The first Presidential debate was watched by millions of Americans, and has already had an impact on the polls.

In the wake of the event, UCLA student Eitan Arom offers his critique of the old-media approach and suggestions that address the dynamics of the new media:

During Wednesday night’s presidential debate, Barack Obama and Mitt Romney inspired the country by bridging the partisan divide to say, “Shut up, Jim Lehrer.”

Lehrer, a former PBS news anchor, was, needless to say, completely ineffectual.

Arom explains that future debates need to incorporate new media networking to be effective, instead of relying on the traditional media platforms:

But the problem was not Lehrer. It was not even the American attention deficit, though that epidemic wreaks its own disasters. The problem is that the American political media frames the race such that only certain issues get any limelight and only certain viewpoints get any credence.

College students, you are the solution.

As Generation Y tweets and tumbles its way into the future, the power of the mainstream media is quickly eroding. Media-literate youth can wrest the communications monopoly away from the people that brought you Jim Lehrer’s political farce.

I’d like to start right now, in the form of a letter:

Dear candidates,

You are hereby invited to attend a live, interactive web debate. From the comfort of your respective offices, you will be joined by thousands of college students tuning in online. There will be no on-screen moderator. Viewers will determine the questions and issues. We ask, you answer.

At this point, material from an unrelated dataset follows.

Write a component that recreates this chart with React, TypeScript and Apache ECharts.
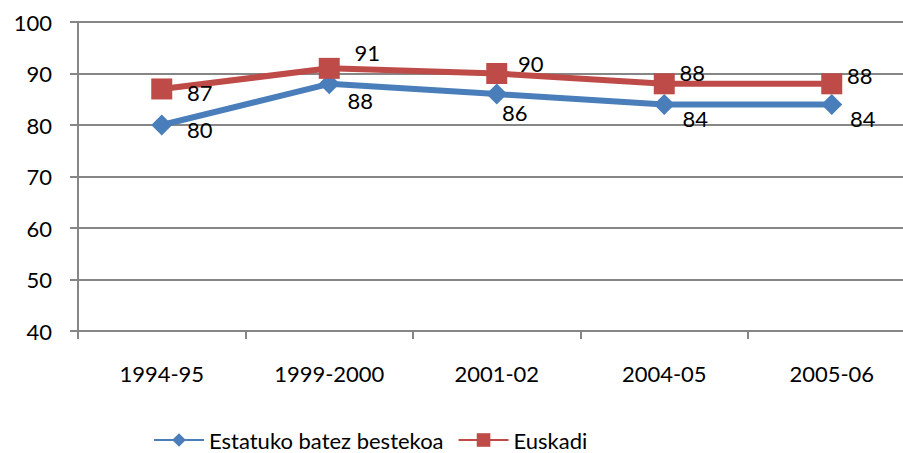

Jim Lehrer can go back to retirement.

Arom concludes:

A media with the power to pick winners has too much power. New communication technologies such as microblogging and instant polling have the potential to strip from conventional corporate news outlets their monopoly on the nation’s discourse.

As it turns out, political scientists at UC Davis and other universities across the country have been working on just such a technology. For the first time on Wednesday night, nearly 4,000 people reacted to the debate on a real-time polling application co-developed by a Davis professor.

The technology promises to bring the candidates and their audiences ever closer together.

Technologies developed in the last 10 years can turn the media into some semblance of a democracy. You and I, rather than executives at CNN and FOX, can set the terms of the debate, both literally and metaphorically.